About that time, the fans joined in too, chanting “We Want Harvey.” So Collins had a decision to make: do I make what I believe is the right baseball decision, to bring in a reliever whom I’ve counted on all season to succeed in such a situation, or do I listen to the emotional plea of a young man who wants to finish what he started, and the fans who want the same? He relented, and sent Harvey out to pitch the ninth. It did not go well. After giving up a walk and a double, the lead was down to 2-1. At that point, he brought in his reliever, who gave up a run on two innocuous groundouts. The Mets went on to lose the game in 12 innings, and the series 4 games to 1. After the game, Collins bravely took full responsibility for his call, and said “I let my heart get in the way of my gut. I love my players. And I trust them.”

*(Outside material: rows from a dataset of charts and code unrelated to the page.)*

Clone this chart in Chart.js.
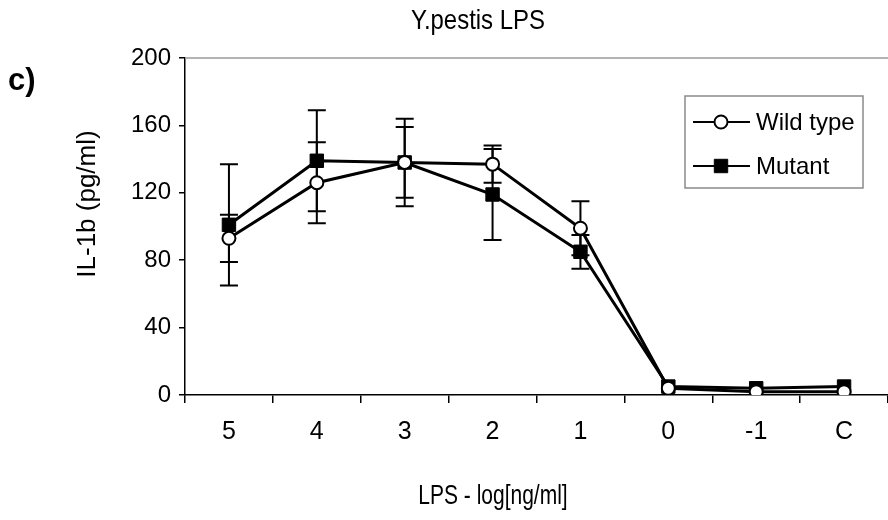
<!DOCTYPE html>
<html>
<head>
<meta charset="utf-8">
<script src="https://cdn.jsdelivr.net/npm/chart.js@4/dist/chart.umd.min.js"></script>
<style>
  html, body { margin: 0; padding: 0; background: #fff; }
  canvas { display: block; }
</style>
</head>
<body>
<canvas id="chart" width="888" height="520"></canvas>
<script>
// ── Data ───────────────────────────────────────────────────────
const categories = ['5', '4', '3', '2', '1', '0', '-1', 'C'];
const wildType   = [93, 126, 138, 137, 99, 4, 2, 2];
const wildErr    = [14, 24, 21, 11, 16, 0, 0, 0];
const mutant     = [101, 139, 138, 119, 85, 5, 4, 5];
const mutantErr  = [36, 30, 26, 27, 10, 0, 0, 0];
const yTicks     = [0, 40, 80, 120, 160, 200];

const SANS = '"Liberation Sans", Arial, sans-serif';

// the scanned figure is squeezed sideways, so horizontal text is narrowed
function narrowText(ctx, text, x, y, sx) {
  ctx.save();
  ctx.translate(x, y);
  ctx.scale(sx, 1);
  ctx.fillText(text, 0, 0);
  ctx.restore();
}

// ── Error bars (drawn under the markers) ───────────────────────
const errorBars = {
  id: 'errorBars',
  beforeDatasetsDraw(chart) {
    const { ctx, scales: { x, y } } = chart;
    ctx.save();
    ctx.strokeStyle = '#000';
    ctx.lineWidth = 2;
    chart.data.datasets.forEach(ds => {
      ds.data.forEach((v, i) => {
        const e = ds.errors[i];
        if (!e) return;
        const px  = x.getPixelForValue(i);
        const top = y.getPixelForValue(v + e);
        const bot = y.getPixelForValue(v - e);
        ctx.beginPath();
        ctx.moveTo(px, top); ctx.lineTo(px, bot);
        ctx.moveTo(px - 9, top); ctx.lineTo(px + 9, top);
        ctx.moveTo(px - 9, bot); ctx.lineTo(px + 9, bot);
        ctx.stroke();
      });
    });
    ctx.restore();
  },
};

// ── Frame, titles, panel letter, legend ────────────────────────
const decorations = {
  id: 'decorations',
  afterDraw(chart) {
    const { ctx, chartArea } = chart;
    ctx.save();

    // grey top edge of the plot area
    ctx.strokeStyle = '#9a9a9a';
    ctx.lineWidth = 1.5;
    ctx.beginPath();
    ctx.moveTo(chartArea.left, chartArea.top);
    ctx.lineTo(chartArea.right, chartArea.top);
    ctx.stroke();

    ctx.fillStyle = '#000';
    ctx.textBaseline = 'middle';
    ctx.textAlign = 'center';
    ctx.font = `28px ${SANS}`;
    narrowText(ctx, 'Y.pestis LPS', 478, 21, 0.855);
    narrowText(ctx, 'LPS - log[ng/ml]', 493, 496, 0.75);

    // y axis title
    ctx.save();
    ctx.translate(88, 204);
    ctx.rotate(-Math.PI / 2);
    ctx.font = `26px ${SANS}`;
    ctx.fillText('IL-1b (pg/ml)', 0, 0);
    ctx.restore();

    ctx.textAlign = 'left';
    ctx.font = `bold 31px ${SANS}`;
    ctx.fillText('c)', 8, 81);

    // legend box
    ctx.strokeStyle = '#8a8a8a';
    ctx.lineWidth = 1.5;
    ctx.strokeRect(685, 96, 178, 92);
    const rows = [122, 166];
    chart.data.datasets.forEach((ds, i) => {
      const yy = rows[i];
      ctx.strokeStyle = '#000';
      ctx.lineWidth = 2;
      ctx.beginPath();
      ctx.moveTo(693, yy); ctx.lineTo(750, yy);
      ctx.stroke();
      ctx.fillStyle = ds.pointBackgroundColor;
      ctx.strokeStyle = ds.pointBorderColor;
      ctx.lineWidth = ds.pointBorderWidth;
      Chart.helpers.drawPoint(ctx, { pointStyle: ds.pointStyle, radius: ds.pointRadius, borderWidth: ds.pointBorderWidth }, 721, yy);
      ctx.fillStyle = '#000';
      ctx.font = `24px ${SANS}`;
      ctx.textAlign = 'left';
      ctx.fillText(ds.label, 756, yy + 1);
    });
    ctx.restore();
  },
};

new Chart(document.getElementById('chart'), {
  type: 'line',
  data: {
    labels: categories,
    datasets: [
      {
        label: 'Wild type',
        data: wildType,
        errors: wildErr,
        borderColor: '#000',
        borderWidth: 3,
        pointStyle: 'circle',
        pointRadius: 6.5,
        pointBackgroundColor: '#fff',
        pointBorderColor: '#000',
        pointBorderWidth: 2,
        tension: 0,
      },
      {
        label: 'Mutant',
        data: mutant,
        errors: mutantErr,
        borderColor: '#000',
        borderWidth: 3,
        pointStyle: 'rect',
        pointRadius: 9.5,
        pointBackgroundColor: '#000',
        pointBorderColor: '#000',
        pointBorderWidth: 1,
        tension: 0,
      },
    ],
  },
  options: {
    responsive: false,
    devicePixelRatio: 1,
    animation: false,
    layout: { autoPadding: false, padding: { top: 58, left: 0, right: 0, bottom: 0 } },
    plugins: {
      legend: { display: false },
      tooltip: { enabled: false },
      title: { display: false },
    },
    scales: {
      x: {
        type: 'category',
        offset: true,
        afterFit: s => { s.height = 125; s.paddingLeft = 0; s.paddingRight = 0; },
        grid: { offset: true, drawOnChartArea: false, drawTicks: true, tickLength: 8, color: '#000', lineWidth: 1.5 },
        border: { color: '#000', width: 1.5 },
        ticks: { color: '#000', font: { family: SANS, size: 25 }, padding: 14, maxRotation: 0 },
      },
      y: {
        min: 0,
        max: 200,
        afterFit: s => { s.width = 185; s.paddingTop = 0; s.paddingBottom = 0; },
        afterBuildTicks: s => { s.ticks = yTicks.map(v => ({ value: v })); },
        grid: { drawOnChartArea: false, drawTicks: true, tickLength: 6, color: '#000', lineWidth: 1.5 },
        border: { color: '#000', width: 1.5 },
        ticks: { color: '#000', font: { family: SANS, size: 24 }, padding: 8 },
      },
    },
  },
  plugins: [errorBars, decorations],
});
</script>
</body>
</html>
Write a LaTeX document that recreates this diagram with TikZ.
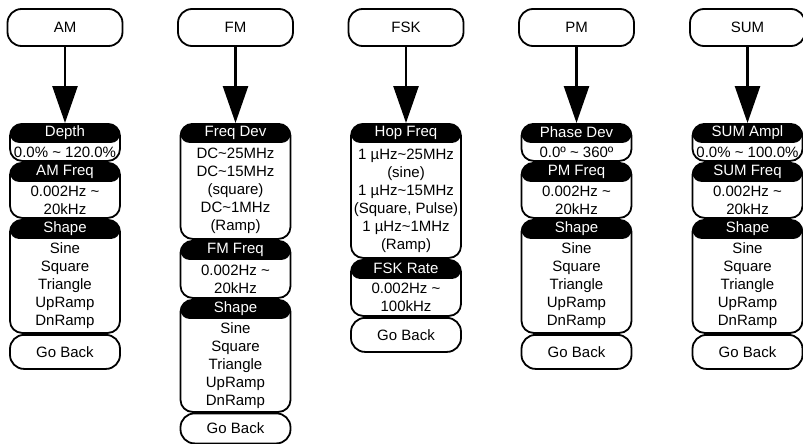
\documentclass[tikz,border=0pt]{standalone}
\usepackage{fontspec}
\setmainfont{Liberation Sans}
\usetikzlibrary{arrows.meta}

\begin{document}
\begin{tikzpicture}[x=1pt, y=-1pt,
	every node/.style = {font=\fontsize{15}{18}\selectfont, align=center},
	modebox/.style = {draw, line width=1.8pt, rounded corners=14pt,
		minimum width=115pt, minimum height=37pt},
	panel/.style = {draw, line width=1.8pt, rounded corners=12pt,
		minimum width=110pt, anchor=north, inner sep=0pt,
		path picture={\fill[rounded corners=9pt]
			([yshift=2pt]path picture bounding box.north west) rectangle
			([yshift=-19pt]path picture bounding box.north east);}},
	backbox/.style = {draw, line width=1.8pt, rounded corners=14pt,
		minimum width=110pt, anchor=north},
	headtext/.style = {text=white, inner sep=0pt},
	feedarrow/.style = {line width=2.6pt, -{Triangle[length=37pt, width=25pt]}}]
	\useasboundingbox (0,0) rectangle (803,444);

	% modes
	\node[modebox] (am) at (65,27.5) {AM};
	\node[modebox] (fm) at (235.5,27.5) {FM};
	\node[modebox] (fsk) at (406,27.5) {FSK};
	\node[modebox] (pm) at (576.5,27.5) {PM};
	\node[modebox] (sum) at (747.5,27.5) {SUM};

	% AM
	\node[panel, minimum height=37pt] (amDepth) at (65,123) {};
	\node[headtext] at ([yshift=-9.5pt]amDepth.north) {Depth};
	\node at ([yshift=-9.5pt]amDepth.center) {0.0\% \textasciitilde\ 120.0\%};
	\node[panel, minimum height=55pt] (amFreq) at (65,162) {};
	\node[headtext] at ([yshift=-9.5pt]amFreq.north) {AM Freq};
	\node at ([yshift=-9.5pt]amFreq.center) {0.002Hz \textasciitilde\\20kHz};
	\node[panel, minimum height=113pt] (amShape) at (65,219) {};
	\node[headtext] at ([yshift=-9.5pt]amShape.north) {Shape};
	\node at ([yshift=-9.5pt]amShape.center) {Sine\\Square\\Triangle\\UpRamp\\DnRamp};
	\node[backbox, minimum height=34pt] (amBack) at (65,334) {Go Back};

	% FM
	\node[panel, minimum height=115pt] (fmDev) at (235.5,123) {};
	\node[headtext] at ([yshift=-9.5pt]fmDev.north) {Freq Dev};
	\node at ([yshift=-9.5pt]fmDev.center) {DC\textasciitilde 25MHz\\DC\textasciitilde 15MHz\\(square)\\DC\textasciitilde 1MHz\\(Ramp)};
	\node[panel, minimum height=57pt] (fmFreq) at (235.5,240) {};
	\node[headtext] at ([yshift=-9.5pt]fmFreq.north) {FM Freq};
	\node at ([yshift=-9.5pt]fmFreq.center) {0.002Hz \textasciitilde\\20kHz};
	\node[panel, minimum height=112pt] (fmShape) at (235.5,299) {};
	\node[headtext] at ([yshift=-9.5pt]fmShape.north) {Shape};
	\node at ([yshift=-9.5pt]fmShape.center) {Sine\\Square\\Triangle\\UpRamp\\DnRamp};
	\node[backbox, minimum height=30pt] (fmBack) at (235.5,412.5) {Go Back};

	% FSK
	\node[panel, minimum height=134pt] (fskHop) at (406,123) {};
	\node[headtext] at ([yshift=-9.5pt]fskHop.north) {Hop Freq};
	\node at ([yshift=-9.5pt]fskHop.center) {1 µHz\textasciitilde 25MHz\\(sine)\\1 µHz\textasciitilde 15MHz\\(Square, Pulse)\\1 µHz\textasciitilde 1MHz\\(Ramp)};
	\node[panel, minimum height=56pt] (fskRate) at (406,259) {};
	\node[headtext] at ([yshift=-9.5pt]fskRate.north) {FSK Rate};
	\node at ([yshift=-9.5pt]fskRate.center) {0.002Hz \textasciitilde\\100kHz};
	\node[backbox, minimum height=34pt] (fskBack) at (406,317) {Go Back};

	% PM
	\node[panel, minimum height=37pt] (pmDev) at (576.5,123) {};
	\node[headtext] at ([yshift=-9.5pt]pmDev.north) {Phase Dev};
	\node at ([yshift=-9.5pt]pmDev.center) {0.0º \textasciitilde\ 360º};
	\node[panel, minimum height=55pt] (pmFreq) at (576.5,162) {};
	\node[headtext] at ([yshift=-9.5pt]pmFreq.north) {PM Freq};
	\node at ([yshift=-9.5pt]pmFreq.center) {0.002Hz \textasciitilde\\20kHz};
	\node[panel, minimum height=113pt] (pmShape) at (576.5,219) {};
	\node[headtext] at ([yshift=-9.5pt]pmShape.north) {Shape};
	\node at ([yshift=-9.5pt]pmShape.center) {Sine\\Square\\Triangle\\UpRamp\\DnRamp};
	\node[backbox, minimum height=34pt] (pmBack) at (576.5,334) {Go Back};

	% SUM
	\node[panel, minimum height=37pt] (sumAmpl) at (747.5,123) {};
	\node[headtext] at ([yshift=-9.5pt]sumAmpl.north) {SUM Ampl};
	\node at ([yshift=-9.5pt]sumAmpl.center) {0.0\% \textasciitilde\ 100.0\%};
	\node[panel, minimum height=55pt] (sumFreq) at (747.5,162) {};
	\node[headtext] at ([yshift=-9.5pt]sumFreq.north) {SUM Freq};
	\node at ([yshift=-9.5pt]sumFreq.center) {0.002Hz \textasciitilde\\20kHz};
	\node[panel, minimum height=113pt] (sumShape) at (747.5,219) {};
	\node[headtext] at ([yshift=-9.5pt]sumShape.north) {Shape};
	\node at ([yshift=-9.5pt]sumShape.center) {Sine\\Square\\Triangle\\UpRamp\\DnRamp};
	\node[backbox, minimum height=34pt] (sumBack) at (747.5,334) {Go Back};

	\draw[feedarrow] (am) -- (amDepth);
	\draw[feedarrow] (fm) -- (fmDev);
	\draw[feedarrow] (fsk) -- (fskHop);
	\draw[feedarrow] (pm) -- (pmDev);
	\draw[feedarrow] (sum) -- (sumAmpl);
\end{tikzpicture}
\end{document}
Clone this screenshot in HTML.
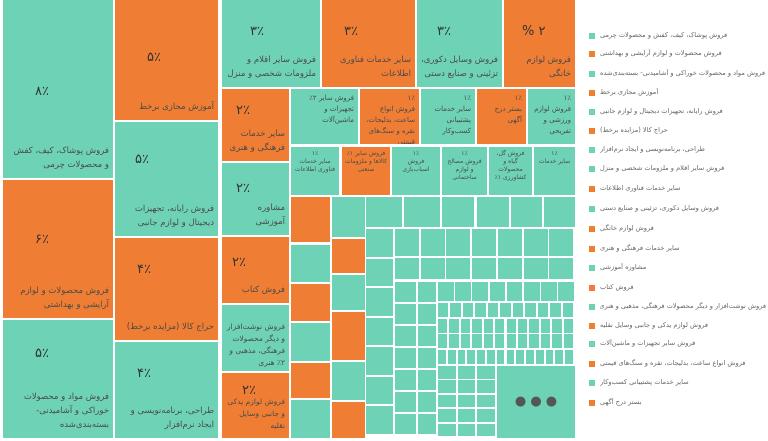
<!DOCTYPE html>
<html><head><meta charset="utf-8"><style>
body{margin:0;width:768px;height:441px;background:#fff;overflow:hidden;font-family:"DejaVu Sans","Liberation Sans",sans-serif}
.b{position:absolute;box-sizing:border-box;direction:rtl;text-align:right;color:#4a4a4a;overflow:hidden}
.t{background:#6ed3b6}.o{background:#ef7e34}
.p{position:absolute;font-size:13px;color:#333;direction:ltr}
.l{position:absolute;left:4px;right:4px;bottom:6px;font-size:8.5px;line-height:14px}
.s{font-size:6px;line-height:8px;padding:3px 3px;text-align:center}
.m{font-size:7px;line-height:11px;padding:4px}
.leg{position:absolute;left:589px;width:179px;height:12px;font-size:6.6px;color:#666;white-space:nowrap}
.leg i{position:absolute;left:0;top:2px;width:6px;height:6px}
.leg span{position:absolute;left:11px;top:0;width:166px;direction:rtl;text-align:left;overflow:hidden}
</style></head><body>
<!-- col1 -->
<div class="b t" style="left:3px;top:0;width:110px;height:178px"><div class="p" style="left:32px;top:84px">۸٪</div><div class="l">فروش پوشاک، کیف، کفش و محصولات چرمی</div></div>
<div class="b o" style="left:3px;top:180px;width:110px;height:138px"><div class="p" style="left:32px;top:52px">۶٪</div><div class="l">فروش محصولات و لوازم آرایشی و بهداشتی</div></div>
<div class="b t" style="left:3px;top:320px;width:110px;height:118px"><div class="p" style="left:32px;top:26px">۵٪</div><div class="l">فروش مواد و محصولات خوراکی و آشامیدنی- بسته‌بندی‌شده</div></div>
<!-- col2 -->
<div class="b o" style="left:115px;top:0;width:103px;height:120px"><div class="p" style="left:32px;top:50px">۵٪</div><div class="l">آموزش مجازی برخط</div></div>
<div class="b t" style="left:115px;top:122px;width:103px;height:114px"><div class="p" style="left:20px;top:30px">۵٪</div><div class="l">فروش رایانه، تجهیزات دیجیتال و لوازم جانبی</div></div>
<div class="b o" style="left:115px;top:238px;width:103px;height:102px"><div class="p" style="left:22px;top:24px">۴٪</div><div class="l">حراج کالا (مزایده برخط)</div></div>
<div class="b t" style="left:115px;top:342px;width:103px;height:96px"><div class="p" style="left:22px;top:24px">۴٪</div><div class="l">طراحی، برنامه‌نویسی و ایجاد نرم‌افزار</div></div>
<!-- top row -->
<div class="b t" style="left:222px;top:0;width:98px;height:87px"><div class="p" style="left:28px;top:24px">۳٪</div><div class="l">فروش سایر اقلام و ملزومات شخصی و منزل</div></div>
<div class="b o" style="left:322px;top:0;width:93px;height:87px"><div class="p" style="left:22px;top:24px">۳٪</div><div class="l">سایر خدمات فناوری اطلاعات</div></div>
<div class="b t" style="left:417px;top:0;width:85px;height:87px"><div class="p" style="left:20px;top:24px">۳٪</div><div class="l">فروش وسایل دکوری، تزئینی و صنایع دستی</div></div>
<div class="b o" style="left:504px;top:0;width:71px;height:87px"><div class="p" style="left:18px;top:24px">% ۲</div><div class="l">فروش لوازم خانگی</div></div>
<!-- col3 -->
<div class="b o" style="left:222px;top:89px;width:67px;height:72px"><div class="p" style="left:14px;top:14px">۲٪</div><div class="l">سایر خدمات فرهنگی و هنری</div></div>
<div class="b t" style="left:222px;top:163px;width:67px;height:72px"><div class="p" style="left:14px;top:18px">۲٪</div><div class="l">مشاوره آموزشی</div></div>
<div class="b o" style="left:222px;top:237px;width:67px;height:66px"><div class="p" style="left:10px;top:18px">۲٪</div><div class="l">فروش کتاب</div></div>
<div class="b t" style="left:222px;top:305px;width:67px;height:66px"><div class="l" style="font-size:7.5px;line-height:12px;bottom:2px">فروش نوشت‌افزار و دیگر محصولات فرهنگی، مذهبی و ۲٪ هنری</div></div>
<div class="b o" style="left:222px;top:373px;width:67px;height:65px"><div class="p" style="left:20px;top:10px">۲٪</div><div class="l" style="font-size:7.5px;line-height:12px">فروش لوازم یدکی و جانبی وسایل نقلیه</div></div>
<!-- row2 -->
<div class="b t m" style="left:291px;top:89px;width:67px;height:55px">فروش سایر ۲٪ تجهیزات و ماشین‌آلات</div>
<div class="b o m" style="left:360px;top:89px;width:59px;height:55px">۱٪<br>فروش انواع ساعت، بدلیجات، نقره و سنگ‌های قیمتی</div>
<div class="b t m" style="left:421px;top:89px;width:54px;height:55px">۱٪<br>سایر خدمات پشتیبانی کسب‌وکار</div>
<div class="b o m" style="left:477px;top:89px;width:49px;height:55px">۱٪<br>بستر درج آگهی</div>
<div class="b t m" style="left:528px;top:89px;width:47px;height:55px">۱٪<br>فروش لوازم ورزشی و تفریحی</div>
<!-- row3 -->
<div class="b t s" style="left:291px;top:147px;width:48px;height:48px">۱٪<br>سایر خدمات فناوری اطلاعات</div>
<div class="b o s" style="left:342px;top:147px;width:48px;height:48px">فروش سایر ۱٪ کالاها و ملزومات صنعتی</div>
<div class="b t s" style="left:392px;top:147px;width:48px;height:48px">۱٪<br>فروش اسباب‌بازی</div>
<div class="b t s" style="left:442px;top:147px;width:45px;height:48px">۱٪<br>فروش مصالح و لوازم ساختمانی</div>
<div class="b t s" style="left:489px;top:147px;width:43px;height:48px">فروش گل، گیاه و محصولات کشاورزی ۱٪</div>
<div class="b t s" style="left:534px;top:147px;width:41px;height:48px">۱٪<br>سایر خدمات</div>
<div id="g"></div>
<!-- legend -->
<div class="leg" style="top:31px"><i class="t"></i><span>فروش پوشاک، کیف، کفش و محصولات چرمی</span></div>
<div class="leg" style="top:49px"><i class="o"></i><span>فروش محصولات و لوازم آرایشی و بهداشتی</span></div>
<div class="leg" style="top:69px"><i class="t"></i><span>فروش مواد و محصولات خوراکی و آشامیدنی- بسته‌بندی‌شده</span></div>
<div class="leg" style="top:88px"><i class="o"></i><span>آموزش مجازی برخط</span></div>
<div class="leg" style="top:107px"><i class="t"></i><span>فروش رایانه، تجهیزات دیجیتال و لوازم جانبی</span></div>
<div class="leg" style="top:126px"><i class="o"></i><span>حراج کالا (مزایده برخط)</span></div>
<div class="leg" style="top:145px"><i class="t"></i><span>طراحی، برنامه‌نویسی و ایجاد نرم‌افزار</span></div>
<div class="leg" style="top:164px"><i class="t"></i><span>فروش سایر اقلام و ملزومات شخصی و منزل</span></div>
<div class="leg" style="top:184px"><i class="o"></i><span>سایر خدمات فناوری اطلاعات</span></div>
<div class="leg" style="top:204px"><i class="t"></i><span>فروش وسایل دکوری، تزئینی و صنایع دستی</span></div>
<div class="leg" style="top:224px"><i class="o"></i><span>فروش لوازم خانگی</span></div>
<div class="leg" style="top:244px"><i class="o"></i><span>سایر خدمات فرهنگی و هنری</span></div>
<div class="leg" style="top:263px"><i class="t"></i><span>مشاوره آموزشی</span></div>
<div class="leg" style="top:283px"><i class="o"></i><span>فروش کتاب</span></div>
<div class="leg" style="top:302px"><i class="t"></i><span>فروش نوشت‌افزار و دیگر محصولات فرهنگی، مذهبی و هنری</span></div>
<div class="leg" style="top:321px"><i class="o"></i><span>فروش لوازم یدکی و جانبی وسایل نقلیه</span></div>
<div class="leg" style="top:339px"><i class="t"></i><span>فروش سایر تجهیزات و ماشین‌آلات</span></div>
<div class="leg" style="top:359px"><i class="o"></i><span>فروش انواع ساعت، بدلیجات، نقره و سنگ‌های قیمتی</span></div>
<div class="leg" style="top:378px"><i class="t"></i><span>سایر خدمات پشتیبانی کسب‌وکار</span></div>
<div class="leg" style="top:398px"><i class="o"></i><span>بستر درج آگهی</span></div>
<script>
var g=document.getElementById('g'),h='';
function B(x,y,w,hh,c,t){h+='<div class="b '+c+' s" style="left:'+x+'px;top:'+y+'px;width:'+w+'px;height:'+hh+'px">'+(t||'')+'</div>';}
var A=[[197,45,'o'],[245,37,'t'],[284,37,'o'],[323,38,'t'],[363,35,'o'],[400,38,'t']];
A.forEach(function(a){B(291,a[0],39,a[1],a[2]);});
var Bc=[[197,40,'t'],[239,34,'o'],[275,35,'t'],[312,48,'o'],[362,38,'t'],[402,36,'o']];
Bc.forEach(function(a){B(332,a[0],33,a[1],a[2]);});
[[366,36],[404,36],[442,32],[477,32],[511,31],[544,31]].forEach(function(a){B(a[0],197,a[1],30,'t');});
for(var i=0;i<7;i++)B(366,229+i*29.5,27,27.5,'t');
for(var r=0;r<2;r++){var y=r?258:229,hh=r?21:27;for(var i=0;i<7;i++)B(395+i*25.7,y,24,hh,'t');}
for(var i=0;i<7;i++){B(395,282+i*22,21,20,'t');B(418,282+i*22,18,20,'t');}
for(var i=0;i<8;i++)B(438+i*17.2,282,15.5,19,'t');
var rows=[[303,11,'t'],[319,12,'t'],[334,12,'t'],[350,14,'t']];
rows.forEach(function(r){var w=137/r[1];for(var i=0;i<r[1];i++)B(438+i*w,r[0],w-2,14,'t');});
for(var c=0;c<3;c++)for(var r=0;r<5;r++)B(438+c*19.5,366+r*14.4,17.5,12.5,'t');
h+='<div class="b t" style="left:497px;top:366px;width:78px;height:72px;text-align:center;line-height:72px;color:#555;font-size:13px;direction:ltr">● ● ●</div>';
g.innerHTML=h;
</script>
</body></html>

So how did I make the jump to parenting? Because I saw myself as a parent in the way Collins talked about his players. I love my children, and I trust my children. I want to make decisions as a parent that will make them happy. And there will be times when I will be tempted to make a decision that may bring them happiness in the short run, but will be detrimental to their well-being in the long run. I may be hesitant to follow through on that decision out of fear for how my children will respond. I may even get second-guessed after the fact. But it’s the right thing to do.
So in the same way that baseball players need their managers to make the best decision for the good of the team (and by extension the fans), so do children need their parents to make the best decisions for the good of the family. And in both situations, those decisions may not be received well, by our children and by others. The “We Want Harvey” cry of the fans is not unlike the response of our kids’ friends or their parents, who will also want to sway you from whichever decision they may disagree with. The “I’m not coming out” from Harvey is like the “Oh yes I am going to that sleepover” from our teens and tweens. It’s our job as parents to, at times, make unpopular decisions, and we should expect disagreement. But we are the parents! We have to trust that we’re acting with the best interests of our children in mind, and trust that it will benefit them even if they don’t like it right now.
With the benefit of 20-20 hindsight, we now know that Collins shouldn’t have “trusted” his pitcher, not because Harvey’s a bad player but because the manager needed to keep the bigger picture in mind. Just as winning a championship for your team always has to trump a loyalty to a certain player, putting your children in a position to succeed in life has to trump their short-term self-interests.